MATERIAL
════

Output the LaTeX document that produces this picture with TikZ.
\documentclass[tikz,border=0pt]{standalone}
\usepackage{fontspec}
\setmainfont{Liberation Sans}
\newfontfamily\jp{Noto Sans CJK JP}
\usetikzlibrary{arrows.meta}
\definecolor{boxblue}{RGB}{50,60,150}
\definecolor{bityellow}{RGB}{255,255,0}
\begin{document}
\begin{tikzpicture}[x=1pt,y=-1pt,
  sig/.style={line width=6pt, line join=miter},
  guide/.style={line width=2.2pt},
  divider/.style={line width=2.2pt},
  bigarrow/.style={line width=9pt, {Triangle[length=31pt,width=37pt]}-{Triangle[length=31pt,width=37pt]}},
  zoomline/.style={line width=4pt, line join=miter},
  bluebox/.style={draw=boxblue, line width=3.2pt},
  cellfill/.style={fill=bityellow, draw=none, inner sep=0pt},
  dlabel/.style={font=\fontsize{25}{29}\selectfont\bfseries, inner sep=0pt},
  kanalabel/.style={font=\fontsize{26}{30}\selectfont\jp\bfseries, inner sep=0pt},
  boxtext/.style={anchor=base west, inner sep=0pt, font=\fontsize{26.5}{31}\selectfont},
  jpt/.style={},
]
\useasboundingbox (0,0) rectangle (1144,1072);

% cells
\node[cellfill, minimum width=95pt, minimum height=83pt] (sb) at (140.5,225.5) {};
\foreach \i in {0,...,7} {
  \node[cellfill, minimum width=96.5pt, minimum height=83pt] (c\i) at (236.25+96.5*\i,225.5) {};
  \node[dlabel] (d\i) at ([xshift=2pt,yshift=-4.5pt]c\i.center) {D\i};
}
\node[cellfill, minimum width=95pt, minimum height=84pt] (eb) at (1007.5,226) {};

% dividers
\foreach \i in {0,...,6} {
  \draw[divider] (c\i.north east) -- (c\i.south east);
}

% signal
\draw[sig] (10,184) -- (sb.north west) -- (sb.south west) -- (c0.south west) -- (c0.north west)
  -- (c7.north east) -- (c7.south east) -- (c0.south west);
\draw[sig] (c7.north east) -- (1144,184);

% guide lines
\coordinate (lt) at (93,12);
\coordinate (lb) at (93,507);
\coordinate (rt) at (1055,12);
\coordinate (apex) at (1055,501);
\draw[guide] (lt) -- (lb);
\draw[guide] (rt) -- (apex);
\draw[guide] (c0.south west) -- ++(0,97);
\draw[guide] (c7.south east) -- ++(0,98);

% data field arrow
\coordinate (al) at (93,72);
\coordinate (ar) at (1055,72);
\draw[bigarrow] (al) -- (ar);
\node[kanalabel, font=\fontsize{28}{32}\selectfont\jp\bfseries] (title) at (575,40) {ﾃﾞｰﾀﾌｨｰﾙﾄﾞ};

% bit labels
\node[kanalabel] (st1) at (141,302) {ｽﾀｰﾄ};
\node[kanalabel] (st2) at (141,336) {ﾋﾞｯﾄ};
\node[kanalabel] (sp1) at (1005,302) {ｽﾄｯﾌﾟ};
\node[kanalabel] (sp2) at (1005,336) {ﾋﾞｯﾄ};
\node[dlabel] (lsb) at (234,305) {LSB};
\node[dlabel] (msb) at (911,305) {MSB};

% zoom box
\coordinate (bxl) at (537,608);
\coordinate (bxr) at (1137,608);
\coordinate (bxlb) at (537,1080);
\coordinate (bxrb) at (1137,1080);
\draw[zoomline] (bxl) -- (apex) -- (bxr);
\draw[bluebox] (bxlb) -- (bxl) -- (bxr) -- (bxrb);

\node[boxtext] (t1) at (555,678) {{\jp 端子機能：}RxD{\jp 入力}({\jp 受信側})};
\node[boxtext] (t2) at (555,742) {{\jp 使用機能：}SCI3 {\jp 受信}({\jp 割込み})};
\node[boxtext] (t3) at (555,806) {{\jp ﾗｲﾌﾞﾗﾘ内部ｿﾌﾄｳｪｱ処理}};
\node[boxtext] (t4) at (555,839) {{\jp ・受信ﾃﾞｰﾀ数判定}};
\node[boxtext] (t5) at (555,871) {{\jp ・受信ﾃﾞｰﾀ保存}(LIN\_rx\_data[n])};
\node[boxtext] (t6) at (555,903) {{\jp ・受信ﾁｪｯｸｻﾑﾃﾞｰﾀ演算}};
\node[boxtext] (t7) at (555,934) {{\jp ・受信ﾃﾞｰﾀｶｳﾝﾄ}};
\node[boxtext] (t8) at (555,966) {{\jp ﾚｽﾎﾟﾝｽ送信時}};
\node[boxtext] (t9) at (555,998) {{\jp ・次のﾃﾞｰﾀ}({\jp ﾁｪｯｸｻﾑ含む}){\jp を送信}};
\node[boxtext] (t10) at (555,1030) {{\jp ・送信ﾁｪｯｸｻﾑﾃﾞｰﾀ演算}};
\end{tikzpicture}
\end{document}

════

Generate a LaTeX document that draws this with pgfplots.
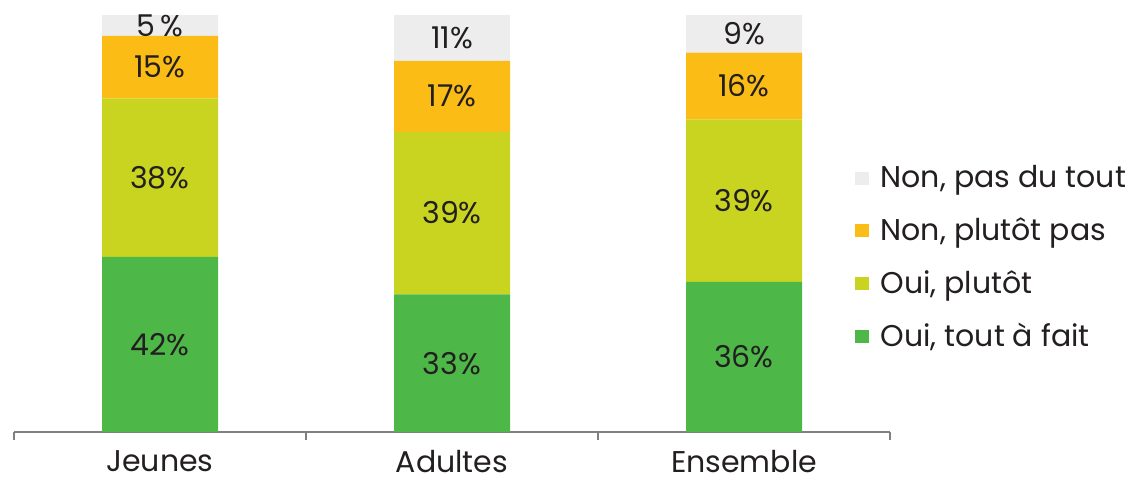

════

THE EXERCISE
Print exactly the lines from the line with "Output the LaTeX" to the line with "east) -- (1144,184);", both included, and nothing else.

RESPONSE TO THE TASK
Output the LaTeX document that produces this picture with TikZ.
\documentclass[tikz,border=0pt]{standalone}
\usepackage{fontspec}
\setmainfont{Liberation Sans}
\newfontfamily\jp{Noto Sans CJK JP}
\usetikzlibrary{arrows.meta}
\definecolor{boxblue}{RGB}{50,60,150}
\definecolor{bityellow}{RGB}{255,255,0}
\begin{document}
\begin{tikzpicture}[x=1pt,y=-1pt,
  sig/.style={line width=6pt, line join=miter},
  guide/.style={line width=2.2pt},
  divider/.style={line width=2.2pt},
  bigarrow/.style={line width=9pt, {Triangle[length=31pt,width=37pt]}-{Triangle[length=31pt,width=37pt]}},
  zoomline/.style={line width=4pt, line join=miter},
  bluebox/.style={draw=boxblue, line width=3.2pt},
  cellfill/.style={fill=bityellow, draw=none, inner sep=0pt},
  dlabel/.style={font=\fontsize{25}{29}\selectfont\bfseries, inner sep=0pt},
  kanalabel/.style={font=\fontsize{26}{30}\selectfont\jp\bfseries, inner sep=0pt},
  boxtext/.style={anchor=base west, inner sep=0pt, font=\fontsize{26.5}{31}\selectfont},
  jpt/.style={},
]
\useasboundingbox (0,0) rectangle (1144,1072);

% cells
\node[cellfill, minimum width=95pt, minimum height=83pt] (sb) at (140.5,225.5) {};
\foreach \i in {0,...,7} {
  \node[cellfill, minimum width=96.5pt, minimum height=83pt] (c\i) at (236.25+96.5*\i,225.5) {};
  \node[dlabel] (d\i) at ([xshift=2pt,yshift=-4.5pt]c\i.center) {D\i};
}
\node[cellfill, minimum width=95pt, minimum height=84pt] (eb) at (1007.5,226) {};

% dividers
\foreach \i in {0,...,6} {
  \draw[divider] (c\i.north east) -- (c\i.south east);
}

% signal
\draw[sig] (10,184) -- (sb.north west) -- (sb.south west) -- (c0.south west) -- (c0.north west)
  -- (c7.north east) -- (c7.south east) -- (c0.south west);
\draw[sig] (c7.north east) -- (1144,184);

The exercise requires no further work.